Wikipedia Article Approval Rates: What 1,000+ AfC Submissions Reveal

Wikipedia is more than just an online encyclopedia: it's the backbone of search visibility, a primary training source for LLMs, and a validation of a topic's notability. There is enormous demand for new articles, especially from brands and startups looking to influence how they appear in search. To address this interest, a diverse ecosystem of vendors—ranging from prominent PR firms to fly-by-night operatives—has emerged to handle the research, drafting, and submission of new entries.

Despite these vendors' promises, getting a new Wikipedia article approved remains extraordinarily difficult.

Lumino's exclusive audit of 1,009 Articles for creation (AfC) submissions on the English-language Wikipedia offers a rare, data-driven look at what actually happens at the platform’s front door. The findings challenge common assumptions about how Wikipedia works and reveal deeper structural dynamics shaping the encyclopedia's growth and guidelines.

Lumino AfC Report Cover

Key Findings from 1,009 Wikipedia Submissions:

  • 68 percent overall rejection rate: More than two-thirds of the submissions in our dataset were declined, highlighting just how difficult it is to get a new Wikipedia article.

  • Most submissions lack notability: The most frequent reason (57 percent) drafts were rejected was that they did not meet Wikipedia's notability guidelines, meaning the submission content and sourcing did not convey that the topic was important enough to warrant a standalone encyclopedia entry.

  • Approval rates vary by article type: AfC submissions in the Arts & Culture category had the highest approval rate at 48 percent. Startups and other tech companies fared especially poorly, with only a six percent approval rate. Business executives likewise had a low approval rate: only 12 percent.

  • AI use is a big problem: In March 2026, Wikipedia’s editor community took the bold step of banning the usage of AI to generate new articles or rewrite existing ones. Our dataset underscored the challenge this technology poses to the encyclopedia: 16 percent of AfC submissions were flagged for AI/LLM concerns.

  • Month-long average review time: Approved submissions have an average review duration of 30.5 days while declined submissions have a slightly longer average review duration of 31.7 days.

  • Limited number of reviewing editors: Nearly 40 percent of submission reviews were handled by 11 especially prolific editors.

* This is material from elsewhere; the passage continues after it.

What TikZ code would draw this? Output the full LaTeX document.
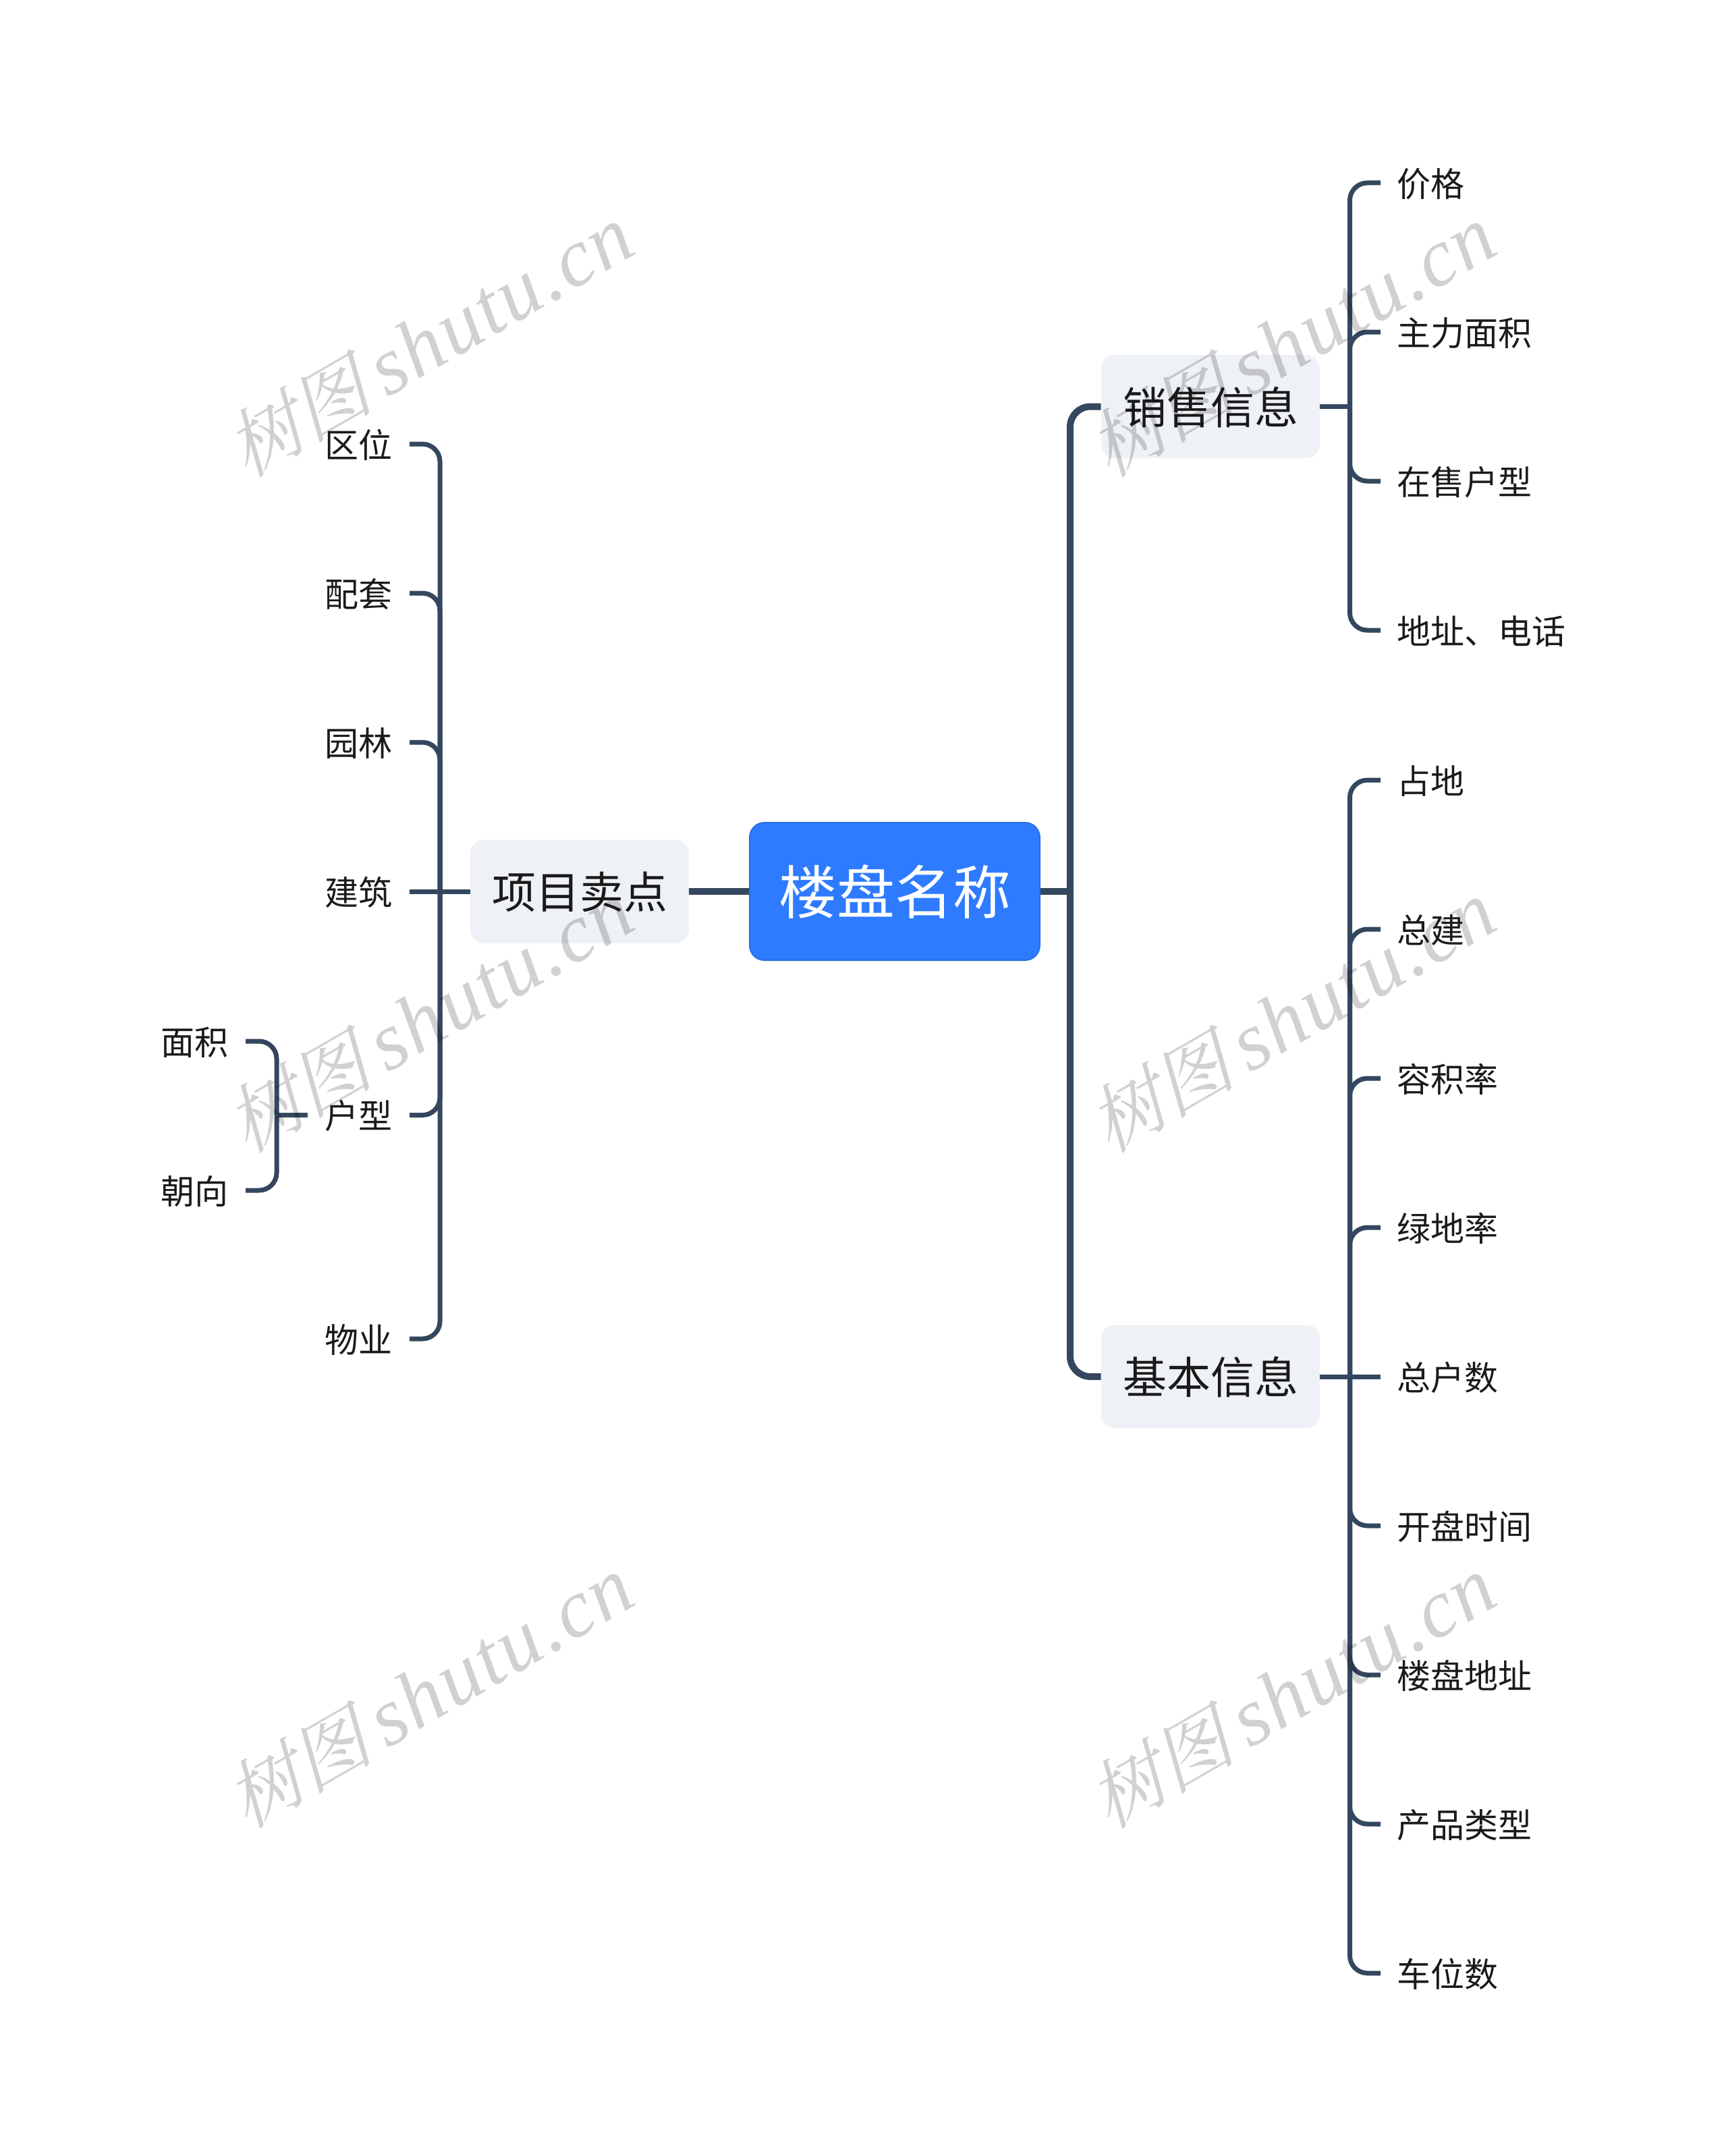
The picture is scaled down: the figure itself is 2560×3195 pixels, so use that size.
\documentclass[tikz,border=0pt]{standalone}
\usepackage{fontspec}
\setmainfont{Noto Sans CJK SC}
\newfontfamily\wmcjk[FakeSlant=0.25]{Noto Serif CJK SC}
\newfontfamily\wmlat[LetterSpace=2.5]{Liberation Serif}[ItalicFont=* Italic]
\definecolor{linec}{HTML}{34475F}
\definecolor{rootc}{HTML}{2E7BFF}
\definecolor{rootb}{HTML}{2A6FE0}
\definecolor{subc}{HTML}{EEF1F5}
\definecolor{textc}{HTML}{1A1A1A}
\tikzset{
  x=0.5pt,y=-0.5pt,
  rootbox/.style={draw=rootb,line width=1pt,fill=rootc,rounded corners=11pt,minimum width=215pt,minimum height=102pt,inner sep=0pt,text=white,font=\fontsize{43pt}{50pt}\selectfont},
  subbox/.style={fill=subc,rounded corners=10pt,minimum width=162pt,minimum height=76.5pt,inner sep=0pt,text height=25.5pt,text depth=0pt,text=textc,font=\fontsize{32.5pt}{38pt}\selectfont},
  leafr/.style={anchor=west,inner xsep=12pt,inner ysep=0pt,text height=20.5pt,text depth=0pt,text=textc,font=\fontsize{25pt}{30pt}\selectfont},
  leafl/.style={anchor=east,inner xsep=12.5pt,inner ysep=0pt,text height=20pt,text depth=0pt,text=textc,font=\fontsize{25pt}{30pt}\selectfont},
  main/.style={draw=linec,line width=5pt,rounded corners=15pt},
  branch/.style={draw=linec,line width=3.5pt,rounded corners=13pt},
  wmark/.style={rotate=30,text=black,opacity=0.18,inner sep=0pt},
}
\newcommand{\wmtext}{{\fontsize{55pt}{60pt}\selectfont\wmcjk 树图}\hspace{10pt}{\fontsize{61pt}{70pt}\selectfont\wmlat\itshape shutu.cn}}
\begin{document}
\begin{tikzpicture}
\useasboundingbox[fill=white] (0,0) rectangle (2560,3195);
% nodes
\node[rootbox] (root) at (1326,1321) {楼盘名称};
\node[subbox] (xm) at (859,1321) {项目卖点};
\node[subbox] (xs) at (1794,602.5) {销售信息};
\node[subbox] (jb) at (1794,2040) {基本信息};
% right upper leaves
\node[leafr] (a1) at (2046,271) {价格};
\node[leafr] (a2) at (2046,492) {主力面积};
\node[leafr] (a3) at (2046,713) {在售户型};
\node[leafr] (a4) at (2046,934) {地址、电话};
% right lower leaves
\node[leafr] (b1) at (2046,1156) {占地};
\node[leafr] (b2) at (2046,1377) {总建};
\node[leafr] (b3) at (2046,1598) {容积率};
\node[leafr] (b4) at (2046,1819) {绿地率};
\node[leafr] (b5) at (2046,2040) {总户数};
\node[leafr] (b6) at (2046,2261) {开盘时间};
\node[leafr] (b7) at (2046,2482) {楼盘地址};
\node[leafr] (b8) at (2046,2703) {产品类型};
\node[leafr] (b9) at (2046,2924) {车位数};
% left leaves
\node[leafl] (c1) at (607,658) {区位};
\node[leafl] (c2) at (607,879) {配套};
\node[leafl] (c3) at (607,1100) {园林};
\node[leafl] (c4) at (607,1321) {建筑};
\node[leafl] (c5) at (607,1652.5) {户型};
\node[leafl] (c6) at (607,1984) {物业};
\node[leafl] (d1) at (364,1543) {面积};
\node[leafl] (d2) at (364,1764) {朝向};
% junctions
\coordinate (jroot) at (1586,1321);
\coordinate (jxs) at (2000.5,602.5);
\coordinate (jjb) at (2000.5,2040);
\coordinate (jxm) at (652,1321);
\coordinate (jhx) at (410,1652.5);
% connectors
\draw[main] (root.east) -- (jroot);
\draw[main] (root.west) -- (xm.east);
\draw[main] (jroot) |- (xs.west);
\draw[main] (jroot) |- (jb.west);
\foreach \n in {a1,a2,a3,a4} \draw[branch] (jxs) |- (\n.west);
\draw[branch] (xs.east) -- (jxs);
\foreach \n in {b1,b2,b3,b4,b6,b7,b8,b9} \draw[branch] (jjb) |- (\n.west);
\draw[branch] (jb.east) -- (b5.west);
\foreach \n in {c1,c2,c3,c5,c6} \draw[branch] (jxm) |- (\n.east);
\draw[branch] (xm.west) -- (c4.east);
\draw[branch] (c5.west) -- (jhx);
\foreach \n in {d1,d2} \draw[branch] (jhx) |- (\n.east);
% watermarks
\node[wmark] (w1) at (636,505) {\wmtext};
\node[wmark] (w2) at (1914,505) {\wmtext};
\node[wmark] (w3) at (636,1506) {\wmtext};
\node[wmark] (w4) at (1914,1506) {\wmtext};
\node[wmark] (w5) at (636,2507) {\wmtext};
\node[wmark] (w6) at (1914,2507) {\wmtext};
\end{tikzpicture}
\end{document}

The full report answers the following questions: 

  • How do editors determine if a subject meets Wikipedia's notability guidelines? Is that analysis subjective? 

  • Why do submissions about entrepreneurs, startups, and tech-based businesses face such scrutiny? 

  • Do resubmitted drafts have a higher or lower approval rate? 

  • Why can't Manon Bannerman from Katseye have an article?

The book is organized as follows:

  • We provide a high-level summary of how Wikipedia's Articles for creation (AfC) workflow operates, why it's so important, and what our analysis of 1,009 submissions uncovered. 

  • Wikipedia terminology can be difficult to parse, especially as there are numerous closely related terms with subtle differences in meaning. We offer definitions for key terms and provide examples of how they're deployed by editors.

  • We summarize why there is such a large demand for new Wikipedia articles and how vendors attempt to satisfy that market need. Then we explain our own role in that ecosystem and what we wanted to know about the AfC process.

  • This section is split into two: (1) Wikipedia’s methodology for reviewing AfC submissions, and (2) Our methodology for compiling a dataset of submissions and assessing relevant datapoints.

  • We summarize our findings across data analysis categories: Overall approval rate, Reason for decline, Approval rates by category, Reviewing editors, Time to review, Resubmission status, and LLM usage.

  • We provide a deep dive into two core areas that stood out in the data: the widespread use of LLM tools, a new problem facing Wikipedia, and the subjective nature of notability, a contentious subject since the encyclopedia's launch in 2001.

  • Articles for creation serves as a human check on AI-generated hallucinations and prose, and on low-quality, poorly sourced content more generally. But like all human decision-making, there is an interpretive element to the AfC assessments—especially regarding notability—that leads to unpredictable approval decisions.